Written by Australian writer Christina Stead and first published in 1940, The Man Who Loved Children is a novel initially set in Sydney, Australia, but the setting was changed to Washington DC to suit an American audience. The novel tells the story of the dysfunctional Pollit family. Father Sam and mother Henrietta, known as Henny, have been married for ten years. Henny is an heiress from a wealthy and influential family. Sam is smart but without the status of his wife. The family is very poor and they rent their home from Henny’s father.

Sam and Henny loathe one another, and their only communication is through their children. They have seven children, six of their own as well as Louisa, Sam’s eleven-year-old daughter from his first marriage. Louisa’s mother died when she was just six months old.
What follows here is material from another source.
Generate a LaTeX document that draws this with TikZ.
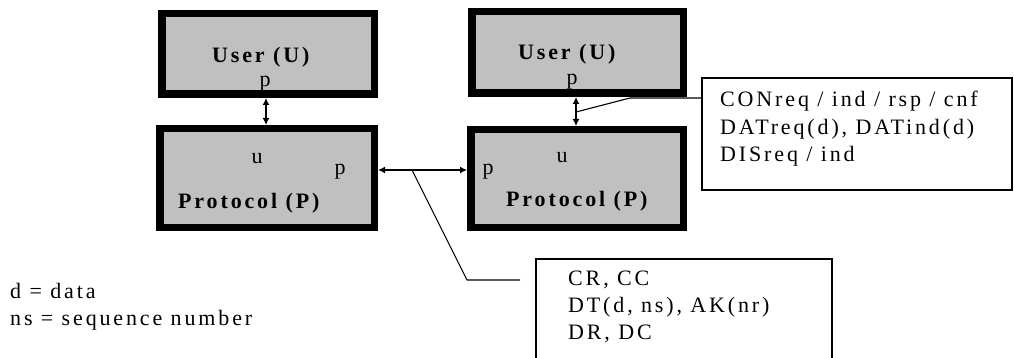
\documentclass[tikz,border=0pt]{standalone}
\usepackage{fontspec}
\setmainfont{Liberation Serif}[LetterSpace=13]
\usetikzlibrary{arrows.meta}
\definecolor{boxgray}{HTML}{C0C0C0}

\begin{document}
\begin{tikzpicture}[x=1pt,y=-1pt,
  blk/.style={draw=black, line width=7.5pt, fill=boxgray, inner sep=0pt},
  lbl/.style={anchor=base, inner sep=0pt, font=\fontsize{22}{27}\selectfont},
  ttl/.style={anchor=base west, inner sep=0pt, font=\fontsize{22}{27}\selectfont\bfseries},
  txt/.style={anchor=base west, inner sep=0pt, font=\fontsize{22}{27}\selectfont},
  link/.style={draw=black, line width=1.4pt, {Latex[length=7pt,width=7pt]}-{Latex[length=7pt,width=7pt]}},
  lead/.style={draw=black, line width=1.1pt},
  frame/.style={draw=black, line width=1.2pt}
]
\useasboundingbox (0,0) rectangle (1014,358);

% the two user/protocol stacks
\node[blk, minimum width=212.5pt, minimum height=80.5pt] (uL) at (268,54) {};
\node[blk, minimum width=214.5pt, minimum height=98.5pt] (pL) at (267,178) {};
\node[blk, minimum width=211.5pt, minimum height=81.5pt] (uR) at (577.5,52.5) {};
\node[blk, minimum width=212.5pt, minimum height=97.5pt] (pR) at (577,178.5) {};

% box titles and service access points
\node[ttl] (tuL) at (212,63) {User (U)};
\node[ttl] (tuR) at (518,60) {User (U)};
\node[ttl] (tpL) at (178,208) {Protocol (P)};
\node[ttl] (tpR) at (506,207) {Protocol (P)};
\node[lbl] (puL) at (265,87) {p};
\node[lbl] (puR) at (572,85) {p};
\node[lbl] (upL) at (257,164) {u};
\node[lbl] (upR) at (562,163) {u};
\node[lbl] (ppL) at (340,175) {p};
\node[lbl] (ppR) at (488,175) {p};

% interfaces
\coordinate (xL) at (266,0);
\coordinate (xR) at (576,0);
\coordinate (hy) at (0,170);
\draw[link] (uL.south -| xL) -- (pL.north -| xL);
\draw[link] (uR.south -| xR) -- (pR.north -| xR);
\draw[link] (pL.east |- hy) -- (pR.west |- hy);

% service primitives
\coordinate (ubNW) at (702,78);
\coordinate (ubSE) at (1012,190);
\draw[frame] (ubNW) rectangle (ubSE);
\node[txt] (c1) at (720,107) {CONreq / ind / rsp / cnf};
\node[txt] (c2) at (720,135) {DATreq(d), DATind(d)};
\node[txt] (c3) at (720,162) {DISreq / ind};
\coordinate (tapU) at (xR |- 0,112);
\coordinate (kneeU) at (630,98);
\draw[lead] (ubNW |- kneeU) -- (kneeU) -- (tapU);

% protocol data units
\coordinate (lbNW) at (536,259);
\coordinate (lbNE) at (832,259);
\draw[frame] (lbNW |- 0,364) -- (lbNW) -- (lbNE) -- (lbNE |- 0,364);
\node[txt] (d1) at (568,285) {CR, CC};
\node[txt] (d2) at (568,312) {DT(d, ns), AK(nr)};
\node[txt] (d3) at (568,339) {DR, DC};
\coordinate (tapL) at (412,170);
\coordinate (kneeL) at (467,280);
\coordinate (endL) at (520,280);
\draw[lead] (tapL) -- (kneeL) -- (endL);

% legend
\node[txt] (g1) at (10,298) {d = data};
\node[txt] (g2) at (10,325) {ns = sequence number};
\end{tikzpicture}
\end{document}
Henny is an unpredictable and cruel mother, while Sam, who claims to love them, torments them mercilessly.

The novel opens in 1936 and follows the family over a period of several years. Not long after the birth of their child Charles, Henny’s father dies. He has spent all his money, leaving nothing for Henny in his will. Their house needs to be sold in order to pay off his debts. The family moves to a run-down house in a low-income area, and Sam is suspended from work. Sam resolves to work on the house with the help of the children. Despite encouraging them to be “splendid men and women,” he bullies them regularly.

Louisa, thinking the only way to escape is to kill Sam and Henny, puts cyanide in their morning tea. Henny drinks the tea and dies. Sam does not, and he proceeds to get a job at a radio station. Louisa tells him that she planned to kill him as well as Henny. At age fourteen, she leaves to start a new life.